自転車で通勤や通学している人にとって、向かい風の強い日や険しい上り坂は大敵です。そんな自転車の問題を克服するため、バックパックに仕込んだ電動ダクトファンを展開して自転車を加速させる装置を、オランダのエンジニアリング系YouTubeチャンネル・The Practical Engineerが自作しました。

Nooit meer wind tegen met Electrische Straalmotoren! - YouTube

Transforming EDF Backpack For A Speed Boost | Hackaday

https://hackaday.com/2024/02/03/transforming-edf-backpack-for-a-speed-boost/

The Practical Engineerのエミール氏は今回のプロジェクトのため、電動のダクトファンを2個購入しました。ダクトファンは円筒形のダクトの中にプロペラ状のローターファンを設置し、それを回転させることで推力を生み出します。



次に取り出したのは古いバックパック。



エミール氏は電動ダクトファンを自転車に取り付けるのではなく、バックパックの中に格納し、使いたい時だけ展開する装置を作るとのこと。

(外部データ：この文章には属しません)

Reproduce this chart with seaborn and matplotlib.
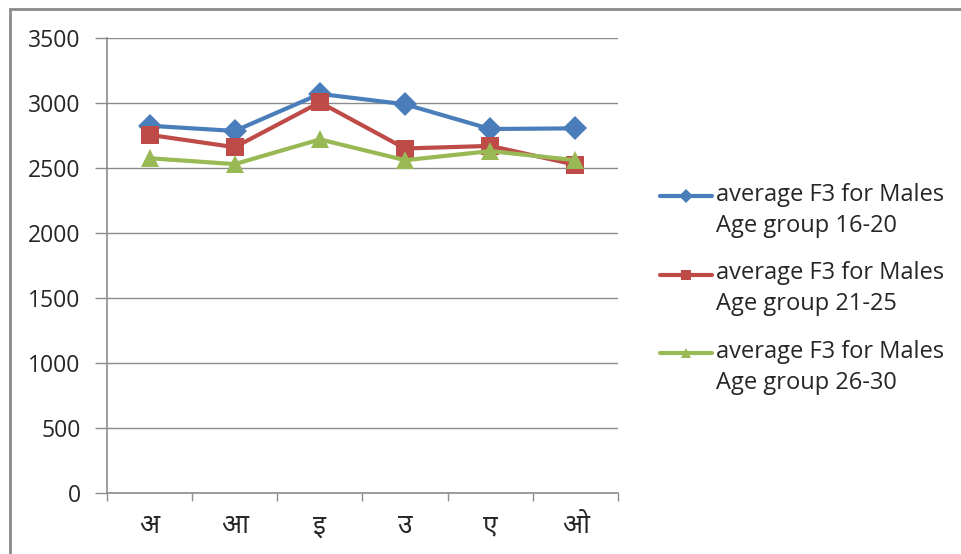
import matplotlib
matplotlib.use("Agg")
import matplotlib.pyplot as plt
from matplotlib import font_manager
from matplotlib.lines import Line2D
from matplotlib.legend_handler import HandlerLine2D
from matplotlib.patches import Rectangle
import numpy as np
import pandas as pd
import seaborn as sns

# Vowel categories on the x axis
vowels = ["अ", "आ", "इ", "उ", "ए", "ओ"]

# Average F3 (Hz) per age group
f3_16_20 = [2825, 2785, 3070, 2990, 2800, 2805]
f3_21_25 = [2755, 2660, 3005, 2650, 2670, 2525]
f3_26_30 = [2575, 2530, 2720, 2560, 2630, 2560]

series_names = [
    "average F3 for Males\nAge group 16-20",
    "average F3 for Males\nAge group 21-25",
    "average F3 for Males\nAge group 26-30",
]
y_ticks = [0, 500, 1000, 1500, 2000, 2500, 3000, 3500]


def first_family(candidates):
    names = {f.name for f in font_manager.fontManager.ttflist}
    for c in candidates:
        if c in names:
            return c
    return "DejaVu Sans"


text_family = first_family(["Open Sans", "Lato", "DejaVu Sans"])
deva_family = first_family(["Noto Sans Devanagari", "Noto Sans Devanagari UI",
                            "Mukta", "Hind", "Martel Sans", "Khula"])


class TopLineHandler(HandlerLine2D):
    """Legend handle aligned with the first line of a two-line label."""

    def __init__(self, shift, **kw):
        super().__init__(**kw)
        self.shift = shift

    def create_artists(self, legend, orig_handle, xdescent, ydescent,
                       width, height, fontsize, trans):
        artists = super().create_artists(legend, orig_handle, xdescent, ydescent,
                                         width, height, fontsize, trans)
        for a in artists:
            a.set_ydata(np.asarray(a.get_ydata(), dtype=float) + self.shift)
        return artists


df = pd.DataFrame({
    "vowel": vowels * 3,
    "F3": f3_16_20 + f3_21_25 + f3_26_30,
    "group": np.repeat(series_names, len(vowels)),
})

sns.set_theme(style="white")
plt.rcParams["font.family"] = [text_family, "DejaVu Sans"]

fig = plt.figure(figsize=(9.61, 5.54), dpi=100)
ax = fig.add_axes([107 / 961, 1 - 493 / 554, (618 - 107) / 961, (493 - 38) / 554])

colors = ["#4A7EBB", "#BE4B48", "#98B954"]
markers = ["D", "s", "^"]
sns.lineplot(data=df, x="vowel", y="F3", hue="group", style="group",
             palette=colors, markers=markers, dashes=False, linewidth=3.0,
             markersize=12.5, markeredgewidth=0, ax=ax, sort=False)

grid_c = "#8C8C8C"
text_c = "#262626"
ax.set_ylim(0, 3500)
ax.set_yticks(y_ticks)
ax.set_xlim(-0.5, len(vowels) - 0.5)
ax.set_xticks(range(len(vowels)))
ax.set_xticklabels(vowels, family=deva_family, fontsize=19)
ax.set_xticks(np.arange(-0.5, len(vowels), 1.0), minor=True)
ax.yaxis.grid(True, color=grid_c, linewidth=1.0)
ax.set_axisbelow(True)
for side in ["top", "right"]:
    ax.spines[side].set_visible(False)
for side in ["left", "bottom"]:
    ax.spines[side].set_color(grid_c)
    ax.spines[side].set_linewidth(1.2)
ax.tick_params(axis="y", which="major", length=9, color=grid_c, width=1.0,
               labelsize=16.5, labelcolor=text_c, pad=10, left=True)
ax.tick_params(axis="x", which="major", length=0, pad=14, labelcolor=text_c)
ax.tick_params(axis="x", which="minor", length=6, color=grid_c, width=1.0,
               bottom=True, direction="out")
ax.set_xlabel("")
ax.set_ylabel("")

handles, labels = ax.get_legend_handles_labels()
legend_fs = 17
ax.legend(handles, labels, loc="upper left",
          bbox_to_anchor=(639 / 961, 1 - 162 / 554),
          bbox_transform=fig.transFigure, frameon=False, fontsize=legend_fs,
          handlelength=2.2, handletextpad=0.17, labelspacing=0.98,
          labelcolor=text_c, markerscale=0.6,
          handler_map={Line2D: TopLineHandler(shift=0.64 * legend_fs)})
for t in ax.get_legend().get_texts():
    t.set_linespacing(1.39)

fig.patches.append(Rectangle((10 / 961, -0.1), 1.2, 1 - 9 / 554 + 0.1,
                             transform=fig.transFigure, fill=False,
                             edgecolor="#8A8A8A", linewidth=2.0))

fig.savefig("out.png", dpi=100)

イメージとしては、バックパックの形状に合わせたプレートにアームやモーターを取り付け、ボタンを押すと展開してダクトファンが稼働するという感じです。



エミール氏はクラウドベースの3D CADソフトウェアであるFusion 360を使用し、装置の設計図を作りました。電動ダクトファンとバックパック本体にある程度の隙間がないと空気がうまく押し出されないため、アームはかなり広めに展開する必要があります。



アームを折り畳むとこんな感じ。



パーツの一部はFusion 360による設計案の自動生成ツールを使用して設計したそうで、非常に有機的な形状をしています。



エミール氏が自分でこのパーツを製造するのは難しいため、3D CADデータを基にパーツを製造・配達してくれるオンラインサービスのXometryに依頼しました。



Xometryから注文したパーツが届くまでの間に、装置を取り付けるアルミニウム鋼板を成形します。



さらに、アームを取り付ける用の部品も製造し、アルミニウム鋼板に取り付けます。



届いたパーツを開封。



複雑な形状ですが、しっかり設計通りに作られていました。



早速アルミニウム鋼板に電子部品やアームを取り付けます。



全体を制御するコードはChatGPTを使って書いたとのこと。



アームはArduinoで制御します。



いくつもの配線とスレッドをつなぎ、ようやくベースができあがりました。



テストしてみると、ちゃんとアームが横に展開されました。



展開後に電動ダクトファンの向きを変えるための回転もバッチリ。



電動ダクトファンをアームに取り付けます。



これで、電動ダクトファンを自由自在に展開するシステムが完成しました。折り畳んだ状態が以下。



展開するとこんな感じ。



試しにファンを回してみると室内のゴミやホコリが巻き上がり、勢いよく空気が押し出されているのがわかります。



続いて、普段は電動ダクトファンを格納して必要な時に展開できるように、バックパックを改造していきます。



大胆に生地をカットするエミール氏。



実際に装置をバックパックに入れます。



電動ダクトファンが飛び出す横の部分をカット。



横側は大きく開き、電動ダクトファンがのぞいて見えます。



バックパックのベルトに取り付けたボタンを押すと、横から電動ダクトファンが飛び出しました。



横から見るとこんな感じ。



背後から見るとこのようになっています。まるでSF映画の世界のような印象です。



エミール氏は実際に外で自転車をこぎ、電動ダクトファンを試しています。



電動ダクトファンが展開。



ファンが回転して推力を生み出すと、エミール氏がペダルをこがなくても自転車が進んでいきました。



笑顔のエミール氏。



自転車だけでなくスケートボードでも力を実感できるようです。